I have a feeling that this post will be about a quandary that doesn’t really have an answer.
I have a tendency to grasp tricky concepts, notice fine details and see things laterally—while missing the blooming obvious! The thought came to me last night while re-reading my last novel, that there were quite a lot of chapters—50—which made me wonder if it was too many.
A typical word count for my chapters is 1,600-2,250. I write crime novels, though I haven’t tailored the word count as being ideal for readers of this genre. Rather, it’s come about naturally, fitting the requirements of the mini-story that each chapter essentially is, imparting a discrete part of the whole. I’m conforming to the expected length of 80,000 words for a debut novel by an unknown author.

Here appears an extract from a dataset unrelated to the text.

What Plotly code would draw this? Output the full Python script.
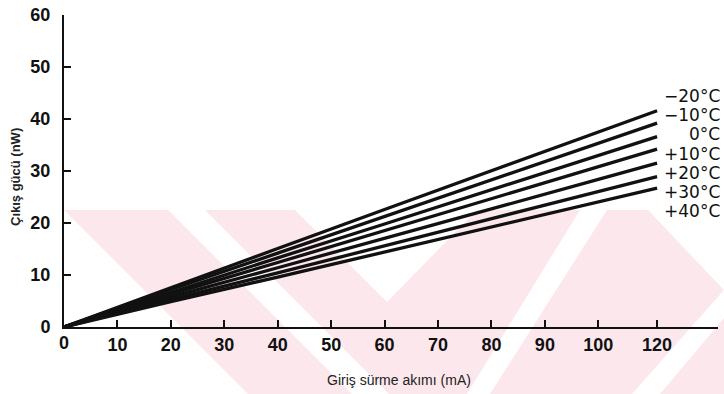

Chapters can be of any length, of course, and in my reading, I’ve seen one-word chapters and even blank pages used to convey emotion, while some authors don’t bother with chapters at all. With my longer chapters, I’ve used two or three section breaks, when the scenes described are potentially connected—through being a story about a criminal investigation, but I leave it up to the reader to decide the significance. They like to work things out before the detective protagonist.
I like a bit of variety in chapter length, for several reasons. One is that if a reader sees the next chapter is short, they may keep on reading—and if you prime that chapter with something intriguing, they may go onto the next!
Is chapter length something that you consider when writing erotica, romance, fantasy or science-fiction?